1berto de Almeida
Amanhece. Preciso ir. São cinco horas da manhã. Hoje é sexta-feira. Nenhuma novidade. São muitas as sextas-feiras no ano. Muitas na vida. O branco predomina nas minhas sextas-feiras. Eu gosto. Nenhum significado maior. Embora muitos pensem o contrário. Há um significado maior viver o branco das sextas-feiras! Viver o branco nas sextas-feiras.
O Livro do Desassossego. Fernando pessoa. Nem preciso abrir. “A mim, quando vejo um morto, a morte parece-me uma partida. O cadáver dá-me a impressão de um terno abandonado. Alguém se foi e não precisou levar aquele único terno que vestira”.
Foi assim que vi o meu irmão Lauro naquele dia. Melhor: não o vi. Não gosto de guardar mortos na memória. Vivos. Assim. Os meus mortos são imortais.
A sua frase “chegou tarde” proferida na despedida soa cada vez mais viva nos meus ouvidos. Chegou tarde. Disse para o irmão. A vida tem dessas coisas. A morte eu acredito que tenha também.

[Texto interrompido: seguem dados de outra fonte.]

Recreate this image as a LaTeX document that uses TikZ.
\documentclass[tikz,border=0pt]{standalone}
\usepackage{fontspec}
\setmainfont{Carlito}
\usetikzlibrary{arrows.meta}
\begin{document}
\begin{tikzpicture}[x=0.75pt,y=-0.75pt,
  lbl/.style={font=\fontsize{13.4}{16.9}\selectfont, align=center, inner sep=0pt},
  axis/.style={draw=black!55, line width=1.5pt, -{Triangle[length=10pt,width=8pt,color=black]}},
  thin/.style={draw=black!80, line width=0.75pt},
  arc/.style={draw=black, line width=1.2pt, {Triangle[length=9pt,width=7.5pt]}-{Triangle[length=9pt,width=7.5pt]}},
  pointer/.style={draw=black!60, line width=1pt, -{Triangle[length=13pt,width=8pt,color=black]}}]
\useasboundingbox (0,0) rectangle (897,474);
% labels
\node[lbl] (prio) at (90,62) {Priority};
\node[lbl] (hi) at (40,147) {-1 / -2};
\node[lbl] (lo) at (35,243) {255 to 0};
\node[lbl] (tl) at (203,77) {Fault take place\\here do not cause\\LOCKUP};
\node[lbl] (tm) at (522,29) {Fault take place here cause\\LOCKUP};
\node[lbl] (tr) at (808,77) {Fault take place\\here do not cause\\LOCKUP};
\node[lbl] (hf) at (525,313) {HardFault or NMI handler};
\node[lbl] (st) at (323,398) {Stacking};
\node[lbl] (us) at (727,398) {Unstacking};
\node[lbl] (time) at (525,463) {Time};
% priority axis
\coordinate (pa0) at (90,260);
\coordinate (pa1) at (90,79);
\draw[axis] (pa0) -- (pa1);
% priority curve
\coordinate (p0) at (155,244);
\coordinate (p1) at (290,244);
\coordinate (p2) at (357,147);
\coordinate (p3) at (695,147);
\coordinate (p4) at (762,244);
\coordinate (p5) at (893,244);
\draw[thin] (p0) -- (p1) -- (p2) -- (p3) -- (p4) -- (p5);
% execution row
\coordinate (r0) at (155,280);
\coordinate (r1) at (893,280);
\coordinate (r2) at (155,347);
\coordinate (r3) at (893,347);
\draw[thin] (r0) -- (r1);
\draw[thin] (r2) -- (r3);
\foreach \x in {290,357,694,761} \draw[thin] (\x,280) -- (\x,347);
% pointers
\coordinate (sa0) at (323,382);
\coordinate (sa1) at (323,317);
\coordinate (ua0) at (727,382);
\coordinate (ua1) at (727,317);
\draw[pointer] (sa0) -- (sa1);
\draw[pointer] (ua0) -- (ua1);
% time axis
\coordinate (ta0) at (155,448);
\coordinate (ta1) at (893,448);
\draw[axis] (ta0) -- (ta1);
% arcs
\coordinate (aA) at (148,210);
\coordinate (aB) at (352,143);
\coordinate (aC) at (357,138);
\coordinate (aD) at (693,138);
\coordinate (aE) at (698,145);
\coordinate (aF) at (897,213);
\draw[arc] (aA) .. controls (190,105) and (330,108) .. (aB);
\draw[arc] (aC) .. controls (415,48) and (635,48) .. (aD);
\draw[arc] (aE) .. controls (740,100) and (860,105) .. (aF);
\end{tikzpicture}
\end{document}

Às vezes é tarde demais para viver. Às vezes também se morre tarde. A tarde. Vai-se tarde e fora de hora. Mas não havia só despedida na frase dele. Viver! Tarde para viver. Senti isso. Apenas. O irmão chegara tarde demais para viver a vida dele. A vida com ele.
Também vejo assim os meus mortos. Não tarde. Esses não morrem nunca. Nem tarde nem cedo. Vejo os seus corpos como uma roupa que não lhes serve mais. Nada de passado. Esse do compositor popular. O seu é apenas uma roupa velha.
Vejo além.
Essa ele troca quando vai morar noutra cidade. Não disse que “não serve mais”. Agradecido. Sempre. Os meus mortos se vão agradecidos pelo uso dessa roupa que os vermes comerão. Farão um banquete. Escolherão os melhores pedaços. Nem os ossos! Esses que lhes parecem indestrutíveis sobrarão.
Um terno abandonado. O poeta via os seus mortos assim. Um terno abandonado não é triste. Lauro não usava terno. Nunca o vi usando um. A roupa sua era feita pelas amiga Áurea. Essa que parecia ser costurada com agulha de ouro. Brilhava! Aurea muitas vezes esquecia o “erre” do seu nome. Parecia ser proposital. Aura. E esse esquecimento envolvia todos. Era só energia. Essa que agora faltara em Lauro. Tudo isso se via nas “camisas modernas” de Lauro. Mas nem dessas Lauro precisa mais.
“Chegou tarde!”.
Frase me pegou hoje cedo. Mais que isso: lembrou-me que não devemos deixar entardecer para lembrar a manhã. Vivê-la. Morrer, se preciso, dessa. Nunca achar que a tarde nos trará mais alegria. Esperá-la. Desejá-la. Lauro sabia das coisas: é cedo para viver.
4 Comentários
jornalista Sebastião Lucena,
SOU LEITOR VORAZ DE SUAS BEM ESCRITAS LINHAS! ABRI E ME DEPAREI COM ESSE POÉTICA CRONICA DE… 1BERTO (é isso mesmo ? um pseudônimo ?) DE ALMEIDA.! BELA E TRISTE. POESIA E MORTE. MAS ELE CONSEGUE SER MAIS POETA! COMO É BOM LER… 1BERTO! PARABÉNS PELA CRÔNICA! VOCÊ, SEBASTIÃO , SABE ESCOLHER MUITO BEM OS SEUS COLABORADORES! A MINHA SOLIDARIEDADE AO 1BERTO!
Tudo bem. Esse rapaz, que não tive ainda o prazer de conhecer, é uma revelação no cenário jornalístico da PB. Mas, gostaria muito de voltar a ler as crônicas sobre artes de Martinho Moreira Franco !
1berto, amigo, todos nós um dia embarcaremos rumo à terceira margem do rio, como no conto de João Guimarães. Parabéns pelo texto. Dê notícias de seu paradeiro, em que mundo, em que estrela tu te escondes?
aldolopesaraujo, caba de peia! tu desapareces e, quando apareces por aqui, te escondes! tá danado! vou à terra onde “estás” delegado, pois na verdade sempre foste o escritor e contista da gota serena, e dizes que “estava voando pelo mundo”! agora, sabendo onde me encontro, vens com essa de este MB é quem fica se escondendo! vai lá em casa, seu porra, sabes que a casa é… nossa! putabraço! qualquer dúvida, perguntas aí ao nosso tião de deus!